Saturday, April 3, 2021

March Employment Augers Roaring 2020's

Popular Economics Weekly

It may be difficult for the naysayers that believe too much aid is going into social programs to find fault with the March unemployment report that added 916,000 new nonfarm payroll jobs. It looks like March economic data augers a recovery that may lead to a decade of robust growth in the overall economy.

Companies are already hiring en masse, in spite of a winter that froze Texas and the record floods and tornadoes that have devastated much of the south.

Almost all business sectors are hiring, including a huge jump in the U.S. ISM’s Manufacturing Index to a 38-year high of 64.7, which means some 65 percent of manufacturing businesses surveyed were expanding.

Much of the hiring has come because happy consumers with an additional $1400 checks in their pockets are dining out and traveling more, but also because the housing market is booming—prompting 110,000 new construction hires in March.

The 916,000 new payroll jobs are just the beginning of this hiring boom that must bring back 10 million jobs to return to pre-pandemic levels. That is why Biden’s $3 trillion infrastructure spending will be needed as well.

So thank goodness for the $5 trillion in recovery aid already raised by congress that is encouraging even restaurants and other leisure servicers to hire 280,000 new workers, Education and Health 101,000, and Government 136,000 workers that is just the beginning of what is needed to make this decade this into a roaring 2020's decade.

The official unemployment rate, meanwhile, slipped to 6 percent from 6.2 percent, the Labor Department said Friday. Yet the official rate doesn’t capture nearly 4 million people who lost their jobs last year and weren’t counted in the numbers because they left the labor force.

It is also why Consumer confidence surged in March to a one-year high as more Americans were vaccinated and states began to open up for business. The index of consumer confidence shot up to 109.7 this month from a revised 90.4 in February, the Conference Board said Tuesday.

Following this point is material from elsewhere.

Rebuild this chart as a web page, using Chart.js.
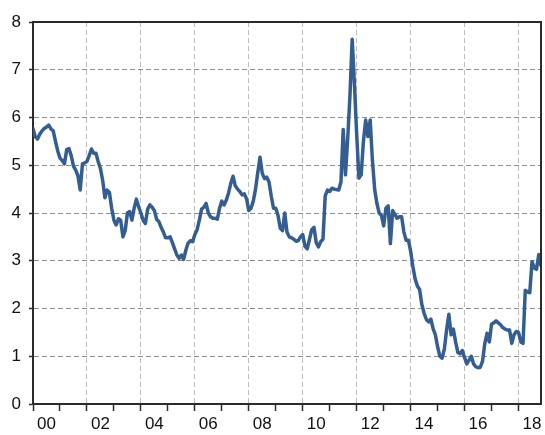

Confidence may be rising because some 3 million vaccines now administered per day may have 70 percent of American adults vaccinated by July, say the experts.

But new variants of COVID-19 are beginning to pop up, which has epidemiologists worried because it’s causing a plateauing of the infection rates at an unacceptably high level, according to the CDC.

According to the CDC, 153.6 million doses have been administered. 21.7 percent of the population over 18 is fully vaccinated, and 38.4 percent of the population over 18 has had at least one dose (99.6 million people have had at least one dose).

Infection rates have plateaued because too many variants Of COVID-19 are popping up in some states. Winning the race between the spreading variants and administering enough vaccinations to stop their spread is the key to a robust recovery.

“I think a package that consists of investments in people, investments in infrastructure, will help to create good jobs in the American economy,” testified Treasury Secretary Janet Yellen in congressional hearings last week, “and changes in the tax structure will help to pay for those programs.”

Yellen and Fed Chair Jerome Powell said there was no problem with any inflationary bulges that might occur with so much spending because it was spending that would boost productivity as well as employment, generating even more growth.